> Problem to solve
Would you retype, exactly and without the pictures, the lines between the line holding "Recreate this image" and the line holding "const colors = ['#FF0000', '#FFFF00', '#0000CC', '#92D050'];", inclusive, and nothing else?

(Data records)

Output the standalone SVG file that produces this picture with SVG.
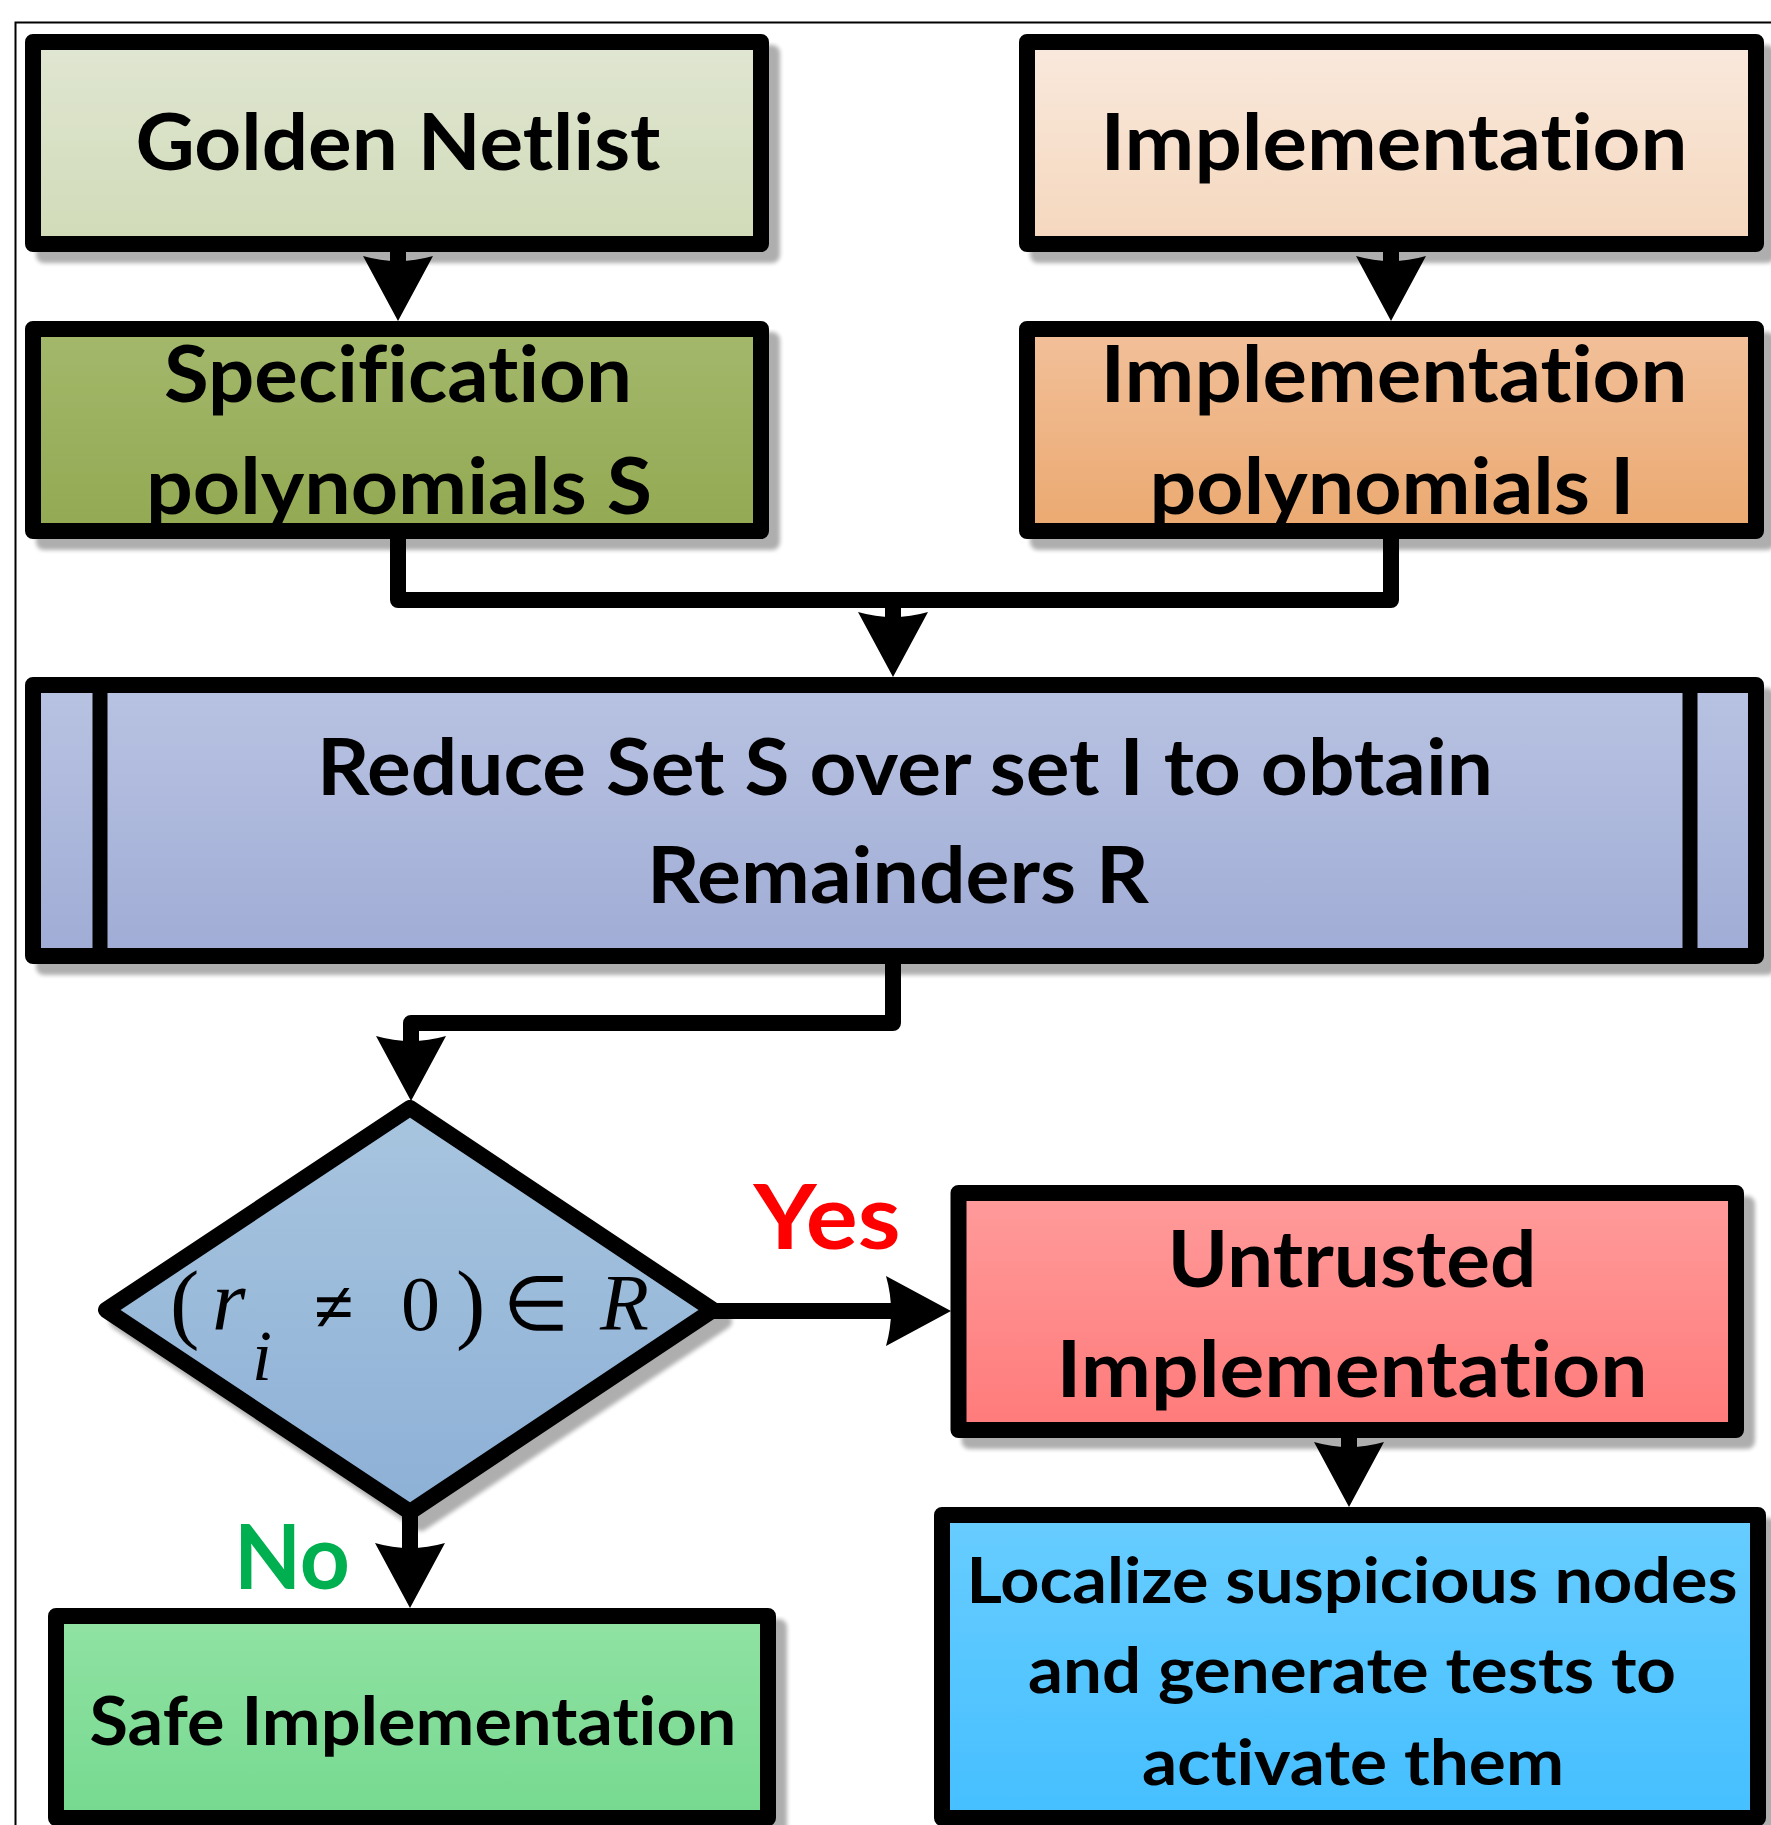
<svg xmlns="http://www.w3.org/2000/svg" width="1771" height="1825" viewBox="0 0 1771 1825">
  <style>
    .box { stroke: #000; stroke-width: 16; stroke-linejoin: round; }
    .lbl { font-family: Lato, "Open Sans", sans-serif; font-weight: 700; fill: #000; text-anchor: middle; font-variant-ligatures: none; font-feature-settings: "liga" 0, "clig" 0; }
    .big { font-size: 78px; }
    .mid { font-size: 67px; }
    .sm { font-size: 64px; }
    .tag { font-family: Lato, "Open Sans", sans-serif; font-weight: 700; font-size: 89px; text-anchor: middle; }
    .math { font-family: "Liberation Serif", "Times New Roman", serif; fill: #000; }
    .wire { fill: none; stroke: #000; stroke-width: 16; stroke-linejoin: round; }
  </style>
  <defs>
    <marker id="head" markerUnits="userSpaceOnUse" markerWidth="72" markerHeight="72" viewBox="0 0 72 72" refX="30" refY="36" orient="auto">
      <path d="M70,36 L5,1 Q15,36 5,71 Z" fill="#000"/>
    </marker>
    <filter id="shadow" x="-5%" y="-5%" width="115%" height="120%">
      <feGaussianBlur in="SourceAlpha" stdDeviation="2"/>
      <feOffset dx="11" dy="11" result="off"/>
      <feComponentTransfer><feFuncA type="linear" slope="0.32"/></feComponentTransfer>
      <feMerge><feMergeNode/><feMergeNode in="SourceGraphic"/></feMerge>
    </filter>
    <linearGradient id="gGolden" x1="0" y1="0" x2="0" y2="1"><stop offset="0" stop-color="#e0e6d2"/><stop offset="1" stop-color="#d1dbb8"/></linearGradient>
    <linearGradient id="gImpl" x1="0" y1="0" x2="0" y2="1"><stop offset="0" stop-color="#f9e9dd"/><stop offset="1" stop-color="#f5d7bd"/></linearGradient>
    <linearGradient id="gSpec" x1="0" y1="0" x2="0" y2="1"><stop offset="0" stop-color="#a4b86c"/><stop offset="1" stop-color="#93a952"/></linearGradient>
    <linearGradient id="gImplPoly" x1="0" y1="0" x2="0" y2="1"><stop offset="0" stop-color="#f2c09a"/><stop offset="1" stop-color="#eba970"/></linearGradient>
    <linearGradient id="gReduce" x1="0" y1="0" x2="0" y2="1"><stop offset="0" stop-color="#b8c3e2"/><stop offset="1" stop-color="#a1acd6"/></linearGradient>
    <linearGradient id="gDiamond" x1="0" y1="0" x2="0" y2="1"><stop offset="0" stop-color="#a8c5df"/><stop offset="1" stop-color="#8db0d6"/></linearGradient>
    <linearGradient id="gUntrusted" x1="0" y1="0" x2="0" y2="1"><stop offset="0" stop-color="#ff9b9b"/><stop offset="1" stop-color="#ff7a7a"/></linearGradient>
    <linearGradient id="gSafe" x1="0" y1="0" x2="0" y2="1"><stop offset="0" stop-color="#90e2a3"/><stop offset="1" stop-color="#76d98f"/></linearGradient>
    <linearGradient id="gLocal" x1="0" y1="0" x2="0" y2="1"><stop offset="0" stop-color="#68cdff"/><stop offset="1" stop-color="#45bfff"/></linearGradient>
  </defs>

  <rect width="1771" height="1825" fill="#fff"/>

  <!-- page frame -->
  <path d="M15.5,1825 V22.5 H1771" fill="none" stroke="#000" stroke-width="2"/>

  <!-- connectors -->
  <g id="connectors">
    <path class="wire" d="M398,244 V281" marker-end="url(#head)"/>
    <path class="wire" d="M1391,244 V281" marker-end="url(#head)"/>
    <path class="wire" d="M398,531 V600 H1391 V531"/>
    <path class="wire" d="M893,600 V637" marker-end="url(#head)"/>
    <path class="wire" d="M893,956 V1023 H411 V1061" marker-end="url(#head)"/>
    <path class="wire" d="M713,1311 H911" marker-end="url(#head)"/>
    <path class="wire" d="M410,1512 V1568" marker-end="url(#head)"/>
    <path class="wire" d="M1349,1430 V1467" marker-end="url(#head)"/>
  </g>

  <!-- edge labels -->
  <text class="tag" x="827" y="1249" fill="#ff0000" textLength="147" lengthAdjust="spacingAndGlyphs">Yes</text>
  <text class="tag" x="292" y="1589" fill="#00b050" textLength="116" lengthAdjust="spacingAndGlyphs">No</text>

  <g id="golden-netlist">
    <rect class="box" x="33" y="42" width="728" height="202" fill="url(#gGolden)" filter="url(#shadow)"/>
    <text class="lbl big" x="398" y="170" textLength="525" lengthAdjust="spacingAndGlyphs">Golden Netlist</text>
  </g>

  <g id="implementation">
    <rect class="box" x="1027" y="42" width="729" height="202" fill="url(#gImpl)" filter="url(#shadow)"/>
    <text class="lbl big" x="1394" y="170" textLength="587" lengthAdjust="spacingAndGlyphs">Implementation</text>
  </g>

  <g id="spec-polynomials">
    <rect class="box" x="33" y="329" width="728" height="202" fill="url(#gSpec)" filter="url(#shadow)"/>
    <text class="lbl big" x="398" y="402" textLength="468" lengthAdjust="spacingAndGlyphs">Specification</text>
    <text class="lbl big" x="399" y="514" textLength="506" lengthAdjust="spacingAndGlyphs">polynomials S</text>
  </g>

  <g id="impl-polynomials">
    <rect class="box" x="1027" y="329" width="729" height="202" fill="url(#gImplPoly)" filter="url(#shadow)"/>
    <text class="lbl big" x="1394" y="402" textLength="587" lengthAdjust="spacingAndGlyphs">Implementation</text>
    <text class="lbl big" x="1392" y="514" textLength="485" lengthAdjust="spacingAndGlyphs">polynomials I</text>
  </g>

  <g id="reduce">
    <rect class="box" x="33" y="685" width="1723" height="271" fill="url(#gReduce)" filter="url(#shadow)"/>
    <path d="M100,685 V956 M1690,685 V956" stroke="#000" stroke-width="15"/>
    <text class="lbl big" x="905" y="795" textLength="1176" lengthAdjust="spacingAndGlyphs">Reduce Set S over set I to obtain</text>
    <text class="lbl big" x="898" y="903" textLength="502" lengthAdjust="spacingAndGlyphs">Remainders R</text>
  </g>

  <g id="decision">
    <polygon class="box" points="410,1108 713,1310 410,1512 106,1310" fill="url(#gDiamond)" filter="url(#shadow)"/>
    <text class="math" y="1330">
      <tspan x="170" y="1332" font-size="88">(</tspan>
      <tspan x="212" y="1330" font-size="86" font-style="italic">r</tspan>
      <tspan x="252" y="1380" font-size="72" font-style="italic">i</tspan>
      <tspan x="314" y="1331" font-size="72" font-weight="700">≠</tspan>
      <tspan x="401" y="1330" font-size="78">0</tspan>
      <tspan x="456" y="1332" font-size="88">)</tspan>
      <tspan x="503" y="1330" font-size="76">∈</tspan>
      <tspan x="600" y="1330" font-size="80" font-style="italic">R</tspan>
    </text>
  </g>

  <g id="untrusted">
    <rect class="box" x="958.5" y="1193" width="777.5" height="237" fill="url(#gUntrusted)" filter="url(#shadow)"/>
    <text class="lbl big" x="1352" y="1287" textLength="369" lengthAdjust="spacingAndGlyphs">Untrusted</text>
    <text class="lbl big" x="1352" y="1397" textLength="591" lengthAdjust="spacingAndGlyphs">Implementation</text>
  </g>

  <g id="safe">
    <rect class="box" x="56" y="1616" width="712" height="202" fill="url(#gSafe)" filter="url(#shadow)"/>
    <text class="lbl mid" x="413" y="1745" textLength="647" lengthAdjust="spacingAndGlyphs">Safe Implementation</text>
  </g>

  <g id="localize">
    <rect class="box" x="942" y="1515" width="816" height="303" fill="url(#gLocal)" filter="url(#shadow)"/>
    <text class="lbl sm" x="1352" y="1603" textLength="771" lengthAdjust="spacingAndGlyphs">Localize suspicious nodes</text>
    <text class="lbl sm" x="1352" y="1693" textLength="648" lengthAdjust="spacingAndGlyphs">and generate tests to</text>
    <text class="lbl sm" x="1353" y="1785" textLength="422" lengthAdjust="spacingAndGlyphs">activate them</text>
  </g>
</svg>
---
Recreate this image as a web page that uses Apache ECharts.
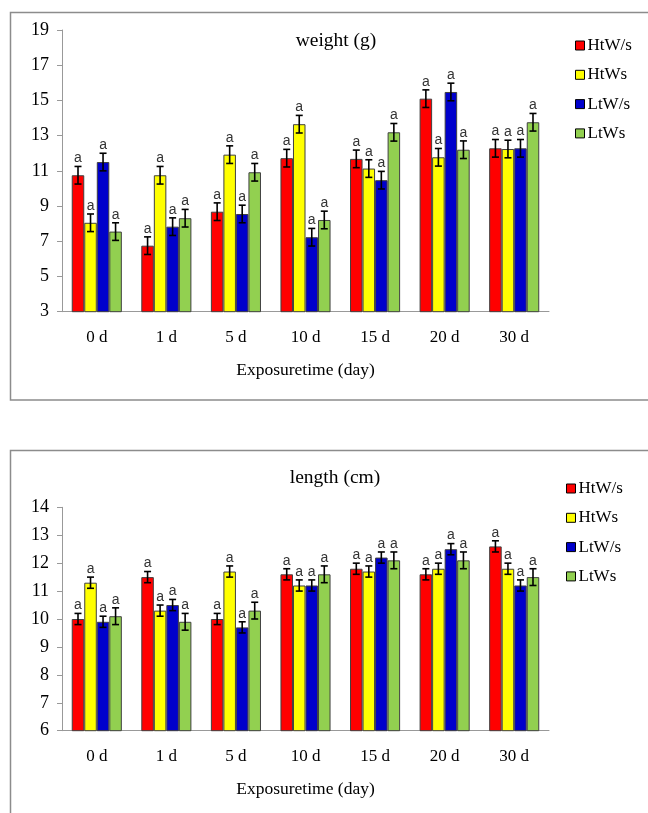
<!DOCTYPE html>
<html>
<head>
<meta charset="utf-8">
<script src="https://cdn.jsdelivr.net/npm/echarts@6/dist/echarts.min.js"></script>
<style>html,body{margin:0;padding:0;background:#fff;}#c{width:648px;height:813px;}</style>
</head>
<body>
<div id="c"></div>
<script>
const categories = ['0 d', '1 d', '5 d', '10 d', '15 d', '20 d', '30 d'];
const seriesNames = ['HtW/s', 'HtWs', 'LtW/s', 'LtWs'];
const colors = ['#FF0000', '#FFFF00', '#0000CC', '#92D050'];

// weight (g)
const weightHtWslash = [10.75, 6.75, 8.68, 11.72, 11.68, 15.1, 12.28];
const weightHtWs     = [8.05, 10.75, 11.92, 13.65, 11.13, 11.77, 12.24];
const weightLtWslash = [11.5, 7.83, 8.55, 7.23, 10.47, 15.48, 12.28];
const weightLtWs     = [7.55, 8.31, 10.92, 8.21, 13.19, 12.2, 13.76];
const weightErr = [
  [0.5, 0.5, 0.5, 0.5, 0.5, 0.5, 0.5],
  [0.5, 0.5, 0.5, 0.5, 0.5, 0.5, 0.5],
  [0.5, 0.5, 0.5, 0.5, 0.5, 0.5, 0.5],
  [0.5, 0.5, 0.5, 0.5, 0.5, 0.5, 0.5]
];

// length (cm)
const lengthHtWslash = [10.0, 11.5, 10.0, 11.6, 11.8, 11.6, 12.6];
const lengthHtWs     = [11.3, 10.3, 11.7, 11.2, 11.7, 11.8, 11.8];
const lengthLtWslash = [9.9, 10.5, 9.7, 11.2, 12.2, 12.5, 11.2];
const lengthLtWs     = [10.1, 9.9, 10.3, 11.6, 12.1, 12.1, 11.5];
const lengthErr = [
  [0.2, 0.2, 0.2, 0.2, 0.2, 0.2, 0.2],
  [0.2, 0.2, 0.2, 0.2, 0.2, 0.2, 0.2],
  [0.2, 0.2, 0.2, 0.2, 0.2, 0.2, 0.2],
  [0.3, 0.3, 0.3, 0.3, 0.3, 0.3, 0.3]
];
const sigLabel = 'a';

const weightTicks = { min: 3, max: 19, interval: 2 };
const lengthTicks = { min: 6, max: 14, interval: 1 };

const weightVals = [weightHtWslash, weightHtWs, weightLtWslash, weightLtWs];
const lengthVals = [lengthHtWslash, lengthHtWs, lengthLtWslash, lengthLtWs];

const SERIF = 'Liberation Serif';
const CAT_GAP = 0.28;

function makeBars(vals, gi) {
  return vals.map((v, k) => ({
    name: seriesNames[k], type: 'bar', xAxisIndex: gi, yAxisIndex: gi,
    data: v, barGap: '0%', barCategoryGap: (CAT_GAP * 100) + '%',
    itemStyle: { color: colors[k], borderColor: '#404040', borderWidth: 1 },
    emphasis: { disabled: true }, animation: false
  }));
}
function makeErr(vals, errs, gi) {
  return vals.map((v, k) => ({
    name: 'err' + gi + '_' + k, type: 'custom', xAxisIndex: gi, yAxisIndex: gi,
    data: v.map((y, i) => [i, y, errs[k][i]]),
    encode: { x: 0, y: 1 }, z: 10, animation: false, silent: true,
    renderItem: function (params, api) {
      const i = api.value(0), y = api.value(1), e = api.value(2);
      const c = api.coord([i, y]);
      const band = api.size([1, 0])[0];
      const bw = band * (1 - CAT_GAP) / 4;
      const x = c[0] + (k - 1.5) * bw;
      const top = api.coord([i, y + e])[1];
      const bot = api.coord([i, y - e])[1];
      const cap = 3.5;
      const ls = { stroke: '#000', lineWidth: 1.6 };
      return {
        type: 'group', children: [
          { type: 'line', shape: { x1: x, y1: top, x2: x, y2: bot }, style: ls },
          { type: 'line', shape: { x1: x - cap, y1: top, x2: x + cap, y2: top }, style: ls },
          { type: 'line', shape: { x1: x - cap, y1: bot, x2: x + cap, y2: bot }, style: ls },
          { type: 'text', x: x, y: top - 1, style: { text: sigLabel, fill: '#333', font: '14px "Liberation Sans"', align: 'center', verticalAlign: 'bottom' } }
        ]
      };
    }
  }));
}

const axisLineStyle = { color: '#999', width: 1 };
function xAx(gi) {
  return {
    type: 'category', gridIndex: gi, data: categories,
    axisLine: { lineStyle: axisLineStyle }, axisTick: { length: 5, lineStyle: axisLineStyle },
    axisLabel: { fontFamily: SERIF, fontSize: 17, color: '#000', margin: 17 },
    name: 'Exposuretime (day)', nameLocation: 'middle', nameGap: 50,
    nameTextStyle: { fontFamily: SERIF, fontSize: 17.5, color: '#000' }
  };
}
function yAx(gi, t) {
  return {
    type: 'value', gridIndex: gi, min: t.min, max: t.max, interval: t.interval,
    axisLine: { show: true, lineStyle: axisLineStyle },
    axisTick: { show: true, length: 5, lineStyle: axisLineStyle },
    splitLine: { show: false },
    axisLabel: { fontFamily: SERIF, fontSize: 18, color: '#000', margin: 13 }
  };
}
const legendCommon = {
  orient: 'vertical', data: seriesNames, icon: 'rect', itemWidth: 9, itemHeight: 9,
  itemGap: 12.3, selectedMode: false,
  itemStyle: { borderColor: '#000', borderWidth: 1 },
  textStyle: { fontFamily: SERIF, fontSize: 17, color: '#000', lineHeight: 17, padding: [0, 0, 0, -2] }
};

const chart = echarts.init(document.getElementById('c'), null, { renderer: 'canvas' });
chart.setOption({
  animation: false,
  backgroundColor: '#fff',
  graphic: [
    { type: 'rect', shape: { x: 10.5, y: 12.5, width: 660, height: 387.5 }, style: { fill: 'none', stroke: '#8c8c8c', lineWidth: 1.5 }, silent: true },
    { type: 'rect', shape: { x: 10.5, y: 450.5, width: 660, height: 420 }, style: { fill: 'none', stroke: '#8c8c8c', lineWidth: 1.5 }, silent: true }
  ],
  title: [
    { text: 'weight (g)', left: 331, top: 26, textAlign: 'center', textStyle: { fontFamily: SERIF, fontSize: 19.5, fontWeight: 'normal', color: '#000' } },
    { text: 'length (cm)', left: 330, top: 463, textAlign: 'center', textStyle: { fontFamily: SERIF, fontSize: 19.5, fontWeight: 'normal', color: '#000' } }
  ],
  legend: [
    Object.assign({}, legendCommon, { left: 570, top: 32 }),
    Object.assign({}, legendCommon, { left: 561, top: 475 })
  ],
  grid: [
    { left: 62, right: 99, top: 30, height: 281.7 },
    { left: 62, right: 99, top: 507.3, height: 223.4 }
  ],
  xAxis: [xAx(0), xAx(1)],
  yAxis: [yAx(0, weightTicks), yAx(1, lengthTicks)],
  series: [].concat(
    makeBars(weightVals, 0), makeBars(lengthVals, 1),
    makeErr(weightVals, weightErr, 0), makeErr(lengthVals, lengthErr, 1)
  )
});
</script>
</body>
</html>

> Task solution
Recreate this image as a web page that uses Apache ECharts.
<!DOCTYPE html>
<html>
<head>
<meta charset="utf-8">
<script src="https://cdn.jsdelivr.net/npm/echarts@6/dist/echarts.min.js"></script>
<style>html,body{margin:0;padding:0;background:#fff;}#c{width:648px;height:813px;}</style>
</head>
<body>
<div id="c"></div>
<script>
const categories = ['0 d', '1 d', '5 d', '10 d', '15 d', '20 d', '30 d'];
const seriesNames = ['HtW/s', 'HtWs', 'LtW/s', 'LtWs'];
const colors = ['#FF0000', '#FFFF00', '#0000CC', '#92D050'];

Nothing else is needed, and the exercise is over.